Reports don’t necessarily have to be targeted at individuals in order to achieve scale. You might also just need to write a lot of reports using many subsets of your data. These reports might be targeted towards groups, or just posted onto a website for anybody to read. This might be better labeled Mass ‘Niche’ Communications, but it definitely falls under the MCC umbrella. 

CBS has not only taken advantage of MCC for their fantasy product, but has also applied it to live sports. They leverage our automated reporting technology to supplement their newsroom by writing stories they otherwise wouldn’t have time for. Being one of the major sports sites in the US, they obviously have plenty of quality journalists. That still doesn’t mean that they are capable of covering every single NFL, NBA, college basketball, college football, and European soccer match, let alone writing up multiple articles for each game, covering different angles such as recapping the action, previewing the game, and covering the gambling lines. 

That’s where our technology comes in. We provide a near limitless amount of sports coverage for CBS Sports at high quality. That last part is once again key. CBS Sports is not some fly-by-night website looking to capitalize on SEO terms by throwing up ‘Mad-Libs’ style, cookie-cutter articles. These write-ups need to have all the variety, insight, and depth that a human-written article would have, and that’s what we’ve delivered. For example, take a look at this college football game preview.
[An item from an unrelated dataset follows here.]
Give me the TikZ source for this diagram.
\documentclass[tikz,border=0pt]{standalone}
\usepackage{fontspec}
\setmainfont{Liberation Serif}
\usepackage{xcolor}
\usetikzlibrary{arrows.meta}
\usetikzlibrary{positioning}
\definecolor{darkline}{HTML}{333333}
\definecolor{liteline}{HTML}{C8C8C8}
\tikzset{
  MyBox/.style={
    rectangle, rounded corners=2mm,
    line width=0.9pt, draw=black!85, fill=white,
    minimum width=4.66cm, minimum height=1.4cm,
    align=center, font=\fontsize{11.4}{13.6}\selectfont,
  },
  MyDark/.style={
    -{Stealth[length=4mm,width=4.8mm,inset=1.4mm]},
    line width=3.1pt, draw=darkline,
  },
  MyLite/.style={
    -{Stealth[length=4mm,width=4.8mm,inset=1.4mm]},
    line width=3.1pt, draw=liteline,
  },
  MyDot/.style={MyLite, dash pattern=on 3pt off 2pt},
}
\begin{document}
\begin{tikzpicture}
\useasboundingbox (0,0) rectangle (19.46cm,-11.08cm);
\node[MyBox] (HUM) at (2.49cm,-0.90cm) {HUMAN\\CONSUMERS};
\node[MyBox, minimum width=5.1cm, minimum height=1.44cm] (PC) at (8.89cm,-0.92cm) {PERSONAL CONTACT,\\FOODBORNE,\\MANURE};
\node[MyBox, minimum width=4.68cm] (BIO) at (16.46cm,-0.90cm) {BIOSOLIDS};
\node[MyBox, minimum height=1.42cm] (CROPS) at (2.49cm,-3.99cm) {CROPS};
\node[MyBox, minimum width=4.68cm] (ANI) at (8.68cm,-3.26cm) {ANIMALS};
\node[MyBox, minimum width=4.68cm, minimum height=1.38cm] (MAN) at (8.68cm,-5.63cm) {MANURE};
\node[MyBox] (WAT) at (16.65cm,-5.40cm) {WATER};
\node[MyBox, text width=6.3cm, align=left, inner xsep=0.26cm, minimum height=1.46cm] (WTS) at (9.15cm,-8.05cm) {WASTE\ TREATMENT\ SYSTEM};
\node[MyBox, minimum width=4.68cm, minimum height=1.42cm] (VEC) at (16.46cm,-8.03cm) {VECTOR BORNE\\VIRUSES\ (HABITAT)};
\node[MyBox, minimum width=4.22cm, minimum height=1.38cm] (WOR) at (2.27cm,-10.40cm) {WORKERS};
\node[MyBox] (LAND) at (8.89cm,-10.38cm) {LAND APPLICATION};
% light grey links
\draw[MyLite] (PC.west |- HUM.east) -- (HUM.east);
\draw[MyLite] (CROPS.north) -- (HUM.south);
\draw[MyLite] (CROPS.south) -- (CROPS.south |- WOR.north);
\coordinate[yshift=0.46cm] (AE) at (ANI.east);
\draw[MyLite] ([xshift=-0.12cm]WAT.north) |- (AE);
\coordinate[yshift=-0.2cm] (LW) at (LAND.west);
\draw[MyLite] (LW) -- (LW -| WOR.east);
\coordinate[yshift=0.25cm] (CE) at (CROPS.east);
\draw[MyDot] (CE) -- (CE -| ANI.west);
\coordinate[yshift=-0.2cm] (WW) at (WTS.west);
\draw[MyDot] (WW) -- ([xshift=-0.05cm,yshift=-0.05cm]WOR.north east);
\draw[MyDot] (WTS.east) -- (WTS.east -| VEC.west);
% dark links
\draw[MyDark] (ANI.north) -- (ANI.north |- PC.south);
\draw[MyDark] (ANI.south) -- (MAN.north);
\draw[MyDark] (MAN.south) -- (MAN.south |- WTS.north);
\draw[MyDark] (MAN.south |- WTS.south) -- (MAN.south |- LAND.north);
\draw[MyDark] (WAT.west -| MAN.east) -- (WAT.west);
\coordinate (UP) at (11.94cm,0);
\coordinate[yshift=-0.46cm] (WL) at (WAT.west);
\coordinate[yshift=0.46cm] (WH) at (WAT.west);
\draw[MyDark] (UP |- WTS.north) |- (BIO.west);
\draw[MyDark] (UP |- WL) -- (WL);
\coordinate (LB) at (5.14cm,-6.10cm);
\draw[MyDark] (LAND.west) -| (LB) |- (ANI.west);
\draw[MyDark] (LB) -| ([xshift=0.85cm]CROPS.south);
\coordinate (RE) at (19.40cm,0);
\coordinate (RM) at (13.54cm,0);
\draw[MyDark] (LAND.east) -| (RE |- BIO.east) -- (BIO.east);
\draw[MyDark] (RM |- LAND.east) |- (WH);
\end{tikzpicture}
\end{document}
If you just stumbled across that article you would have no idea it was written by a computer, and that’s the point.

Our work for IU Health is another example of this type of reporting. We automatically write and update bios for every  doctor in their network, using information such as their education history, specializations, locations, languages, and many other attributes. We even synthesize and highlight positive patient reviews. Like with CBS, these bios would be too difficult to write up manually. There are thousands of doctors within IU’s network, and dozens come and go every month. By automating the bios, IU not only saved themselves a great deal of writing, but also made sure that all their bios are up to date with the latest information, such as accurate locations and patient ratings. 

Your Turn?

If you are in a situation where you are either (A) not creating all the content you need because you don’t have the workforce, or (B) using generic reports/communications when you would really benefit from having a custom message, then hopefully this article opened your eyes to a new possibility. Mass Custom Communication allows you to have your cake and eat it too. Maybe your use case can be the one I talk about in the next version of this article.